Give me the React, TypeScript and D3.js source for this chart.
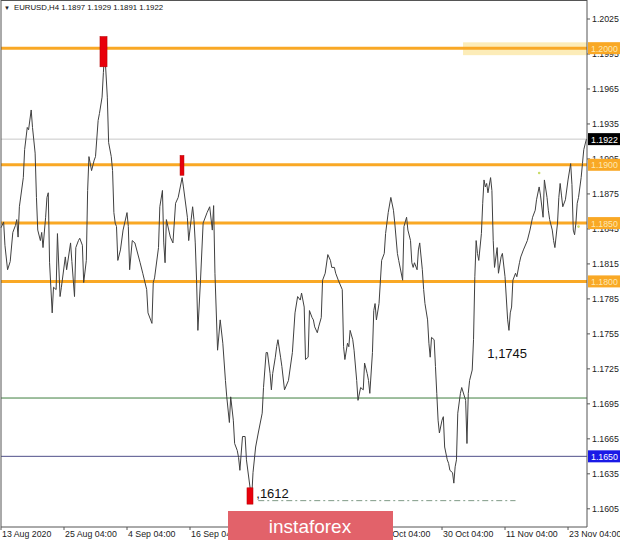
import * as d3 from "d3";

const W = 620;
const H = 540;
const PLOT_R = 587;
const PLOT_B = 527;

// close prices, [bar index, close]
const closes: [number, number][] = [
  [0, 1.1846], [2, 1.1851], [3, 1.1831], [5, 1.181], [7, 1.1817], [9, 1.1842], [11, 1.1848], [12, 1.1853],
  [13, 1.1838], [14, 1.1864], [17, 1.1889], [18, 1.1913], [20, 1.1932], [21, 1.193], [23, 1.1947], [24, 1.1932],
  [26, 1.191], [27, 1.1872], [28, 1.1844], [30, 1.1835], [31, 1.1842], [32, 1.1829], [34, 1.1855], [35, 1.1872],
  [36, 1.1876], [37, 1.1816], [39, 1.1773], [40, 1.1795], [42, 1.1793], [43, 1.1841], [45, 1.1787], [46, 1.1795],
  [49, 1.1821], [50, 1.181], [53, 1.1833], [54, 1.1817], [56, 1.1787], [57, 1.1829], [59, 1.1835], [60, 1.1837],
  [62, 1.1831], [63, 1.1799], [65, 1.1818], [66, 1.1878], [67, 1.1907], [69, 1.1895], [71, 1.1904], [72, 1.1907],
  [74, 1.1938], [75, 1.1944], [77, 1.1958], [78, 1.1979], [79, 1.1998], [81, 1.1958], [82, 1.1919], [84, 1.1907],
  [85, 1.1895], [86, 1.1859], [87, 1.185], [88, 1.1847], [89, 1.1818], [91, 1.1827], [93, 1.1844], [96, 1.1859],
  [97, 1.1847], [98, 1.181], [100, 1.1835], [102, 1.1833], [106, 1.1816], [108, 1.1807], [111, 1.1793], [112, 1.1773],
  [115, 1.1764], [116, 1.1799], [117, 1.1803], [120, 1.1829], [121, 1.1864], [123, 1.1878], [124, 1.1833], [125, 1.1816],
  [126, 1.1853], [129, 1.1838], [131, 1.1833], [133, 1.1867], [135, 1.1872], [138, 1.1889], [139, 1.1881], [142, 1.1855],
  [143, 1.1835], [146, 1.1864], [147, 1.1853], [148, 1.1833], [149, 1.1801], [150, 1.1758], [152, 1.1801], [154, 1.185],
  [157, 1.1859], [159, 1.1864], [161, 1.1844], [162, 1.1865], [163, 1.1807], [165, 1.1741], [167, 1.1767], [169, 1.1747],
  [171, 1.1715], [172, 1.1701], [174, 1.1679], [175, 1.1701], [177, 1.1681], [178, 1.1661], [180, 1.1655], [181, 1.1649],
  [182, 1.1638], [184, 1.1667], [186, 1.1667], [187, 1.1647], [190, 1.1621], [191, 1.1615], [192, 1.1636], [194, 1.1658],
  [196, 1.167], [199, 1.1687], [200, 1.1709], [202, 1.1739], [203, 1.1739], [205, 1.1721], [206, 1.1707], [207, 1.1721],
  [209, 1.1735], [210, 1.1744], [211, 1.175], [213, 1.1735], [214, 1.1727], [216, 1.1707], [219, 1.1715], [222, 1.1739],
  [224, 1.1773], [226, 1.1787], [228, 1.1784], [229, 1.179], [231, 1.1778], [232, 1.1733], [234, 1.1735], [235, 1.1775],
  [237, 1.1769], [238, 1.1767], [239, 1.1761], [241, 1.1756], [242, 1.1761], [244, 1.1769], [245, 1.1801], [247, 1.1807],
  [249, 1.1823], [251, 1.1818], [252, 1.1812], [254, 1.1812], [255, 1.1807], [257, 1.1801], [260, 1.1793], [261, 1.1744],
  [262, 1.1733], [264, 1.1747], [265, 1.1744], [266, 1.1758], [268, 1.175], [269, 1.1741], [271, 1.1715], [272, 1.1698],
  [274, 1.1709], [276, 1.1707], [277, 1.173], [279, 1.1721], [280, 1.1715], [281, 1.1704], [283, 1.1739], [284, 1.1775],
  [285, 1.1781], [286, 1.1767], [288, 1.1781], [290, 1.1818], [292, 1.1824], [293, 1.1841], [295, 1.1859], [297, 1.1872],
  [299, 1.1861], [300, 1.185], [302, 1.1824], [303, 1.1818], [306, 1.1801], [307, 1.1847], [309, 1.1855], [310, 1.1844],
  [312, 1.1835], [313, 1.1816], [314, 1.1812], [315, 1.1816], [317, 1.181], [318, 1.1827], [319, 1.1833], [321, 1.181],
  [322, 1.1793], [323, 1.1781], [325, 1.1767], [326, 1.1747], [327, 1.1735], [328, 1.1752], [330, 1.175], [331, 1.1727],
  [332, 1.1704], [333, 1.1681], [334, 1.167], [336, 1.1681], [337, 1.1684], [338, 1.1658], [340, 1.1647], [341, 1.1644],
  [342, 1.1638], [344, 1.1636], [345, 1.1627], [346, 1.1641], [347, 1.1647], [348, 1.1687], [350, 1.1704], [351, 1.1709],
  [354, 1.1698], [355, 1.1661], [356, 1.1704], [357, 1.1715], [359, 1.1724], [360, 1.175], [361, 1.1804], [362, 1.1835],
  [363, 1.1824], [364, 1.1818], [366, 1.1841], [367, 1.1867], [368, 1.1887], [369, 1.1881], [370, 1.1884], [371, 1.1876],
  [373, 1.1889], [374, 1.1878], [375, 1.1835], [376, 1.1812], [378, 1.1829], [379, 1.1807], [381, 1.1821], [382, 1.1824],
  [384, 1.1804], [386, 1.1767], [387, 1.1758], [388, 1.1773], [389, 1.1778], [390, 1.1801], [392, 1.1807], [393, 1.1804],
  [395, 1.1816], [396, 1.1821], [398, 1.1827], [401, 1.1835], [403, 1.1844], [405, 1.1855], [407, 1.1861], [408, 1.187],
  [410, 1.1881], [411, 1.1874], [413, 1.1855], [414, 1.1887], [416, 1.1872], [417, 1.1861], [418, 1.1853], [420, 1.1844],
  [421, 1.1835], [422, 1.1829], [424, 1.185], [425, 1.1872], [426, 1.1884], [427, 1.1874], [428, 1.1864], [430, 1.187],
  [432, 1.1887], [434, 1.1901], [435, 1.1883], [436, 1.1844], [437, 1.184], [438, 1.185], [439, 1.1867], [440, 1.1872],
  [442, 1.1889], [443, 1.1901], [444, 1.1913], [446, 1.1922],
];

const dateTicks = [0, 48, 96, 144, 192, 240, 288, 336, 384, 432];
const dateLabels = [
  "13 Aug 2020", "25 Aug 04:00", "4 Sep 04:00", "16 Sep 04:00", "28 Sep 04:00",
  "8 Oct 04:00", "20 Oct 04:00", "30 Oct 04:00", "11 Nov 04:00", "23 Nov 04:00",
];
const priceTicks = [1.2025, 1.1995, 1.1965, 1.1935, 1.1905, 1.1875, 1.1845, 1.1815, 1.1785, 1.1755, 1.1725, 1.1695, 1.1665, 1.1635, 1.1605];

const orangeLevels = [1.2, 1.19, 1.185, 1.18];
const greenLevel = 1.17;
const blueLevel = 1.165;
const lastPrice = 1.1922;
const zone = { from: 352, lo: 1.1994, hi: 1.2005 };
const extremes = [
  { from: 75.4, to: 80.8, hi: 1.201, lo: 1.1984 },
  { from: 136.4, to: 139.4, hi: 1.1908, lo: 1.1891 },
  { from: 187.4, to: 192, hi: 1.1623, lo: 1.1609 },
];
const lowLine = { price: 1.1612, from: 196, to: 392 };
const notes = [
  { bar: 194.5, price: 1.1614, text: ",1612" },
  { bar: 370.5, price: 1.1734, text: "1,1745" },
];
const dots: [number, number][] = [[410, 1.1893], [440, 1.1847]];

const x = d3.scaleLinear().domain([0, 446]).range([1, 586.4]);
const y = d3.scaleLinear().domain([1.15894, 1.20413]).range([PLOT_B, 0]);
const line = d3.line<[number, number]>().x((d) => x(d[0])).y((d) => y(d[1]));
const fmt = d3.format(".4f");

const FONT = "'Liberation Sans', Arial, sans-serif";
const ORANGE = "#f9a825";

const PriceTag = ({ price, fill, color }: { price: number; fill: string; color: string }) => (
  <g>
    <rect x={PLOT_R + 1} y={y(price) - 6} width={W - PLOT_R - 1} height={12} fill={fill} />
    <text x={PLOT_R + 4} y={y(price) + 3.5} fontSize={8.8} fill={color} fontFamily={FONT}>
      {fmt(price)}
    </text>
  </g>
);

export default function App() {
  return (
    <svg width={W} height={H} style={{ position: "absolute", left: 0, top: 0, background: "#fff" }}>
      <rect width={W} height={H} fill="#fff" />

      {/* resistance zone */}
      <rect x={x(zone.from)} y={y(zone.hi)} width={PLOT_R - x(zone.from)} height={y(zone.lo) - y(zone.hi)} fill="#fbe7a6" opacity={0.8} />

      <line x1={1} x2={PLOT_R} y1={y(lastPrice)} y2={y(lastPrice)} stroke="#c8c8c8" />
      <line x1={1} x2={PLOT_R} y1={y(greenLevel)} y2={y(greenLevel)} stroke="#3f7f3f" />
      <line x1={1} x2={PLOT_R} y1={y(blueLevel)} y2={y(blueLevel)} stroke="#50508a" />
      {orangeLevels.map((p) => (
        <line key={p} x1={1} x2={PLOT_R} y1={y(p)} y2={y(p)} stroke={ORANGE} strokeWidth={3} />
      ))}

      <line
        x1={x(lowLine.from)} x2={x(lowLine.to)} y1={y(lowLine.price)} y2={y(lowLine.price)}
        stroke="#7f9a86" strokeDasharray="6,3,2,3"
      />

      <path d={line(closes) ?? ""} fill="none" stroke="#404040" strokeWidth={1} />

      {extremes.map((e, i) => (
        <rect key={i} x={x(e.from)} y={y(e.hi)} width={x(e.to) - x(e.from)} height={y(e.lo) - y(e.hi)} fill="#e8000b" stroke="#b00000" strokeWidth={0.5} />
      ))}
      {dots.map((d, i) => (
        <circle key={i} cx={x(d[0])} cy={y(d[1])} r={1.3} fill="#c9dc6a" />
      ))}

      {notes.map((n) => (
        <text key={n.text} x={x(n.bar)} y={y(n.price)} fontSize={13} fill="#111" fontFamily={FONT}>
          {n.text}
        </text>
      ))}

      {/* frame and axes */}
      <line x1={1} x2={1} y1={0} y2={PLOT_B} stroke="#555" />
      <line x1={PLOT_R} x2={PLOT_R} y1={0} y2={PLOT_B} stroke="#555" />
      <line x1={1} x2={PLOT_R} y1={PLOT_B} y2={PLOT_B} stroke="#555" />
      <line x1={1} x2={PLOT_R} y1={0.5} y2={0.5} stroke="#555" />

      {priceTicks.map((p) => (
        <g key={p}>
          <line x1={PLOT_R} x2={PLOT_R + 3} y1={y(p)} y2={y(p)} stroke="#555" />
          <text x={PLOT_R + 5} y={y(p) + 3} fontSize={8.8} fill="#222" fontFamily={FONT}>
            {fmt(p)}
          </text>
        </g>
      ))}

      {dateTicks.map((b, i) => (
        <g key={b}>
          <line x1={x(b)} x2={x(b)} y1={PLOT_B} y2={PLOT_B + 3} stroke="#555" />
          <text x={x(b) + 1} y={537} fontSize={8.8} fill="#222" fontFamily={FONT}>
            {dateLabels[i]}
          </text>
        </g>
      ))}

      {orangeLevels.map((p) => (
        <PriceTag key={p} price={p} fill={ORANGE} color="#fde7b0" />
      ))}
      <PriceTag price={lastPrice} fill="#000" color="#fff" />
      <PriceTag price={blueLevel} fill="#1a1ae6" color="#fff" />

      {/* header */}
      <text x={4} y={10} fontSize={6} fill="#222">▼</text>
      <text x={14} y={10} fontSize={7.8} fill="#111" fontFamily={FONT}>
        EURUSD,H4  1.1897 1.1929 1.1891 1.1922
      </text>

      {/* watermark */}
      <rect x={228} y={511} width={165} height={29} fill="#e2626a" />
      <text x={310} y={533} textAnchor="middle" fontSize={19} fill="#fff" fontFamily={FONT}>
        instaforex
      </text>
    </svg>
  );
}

=======

DIRECTIONS –
Copy nothing but the lines from the first one in the listing through the line with "const PLOT_B = 527;", and omit the pictures.

WRITTEN ANSWER –
Give me the React, TypeScript and D3.js source for this chart.
import * as d3 from "d3";

const W = 620;
const H = 540;
const PLOT_R = 587;
const PLOT_B = 527;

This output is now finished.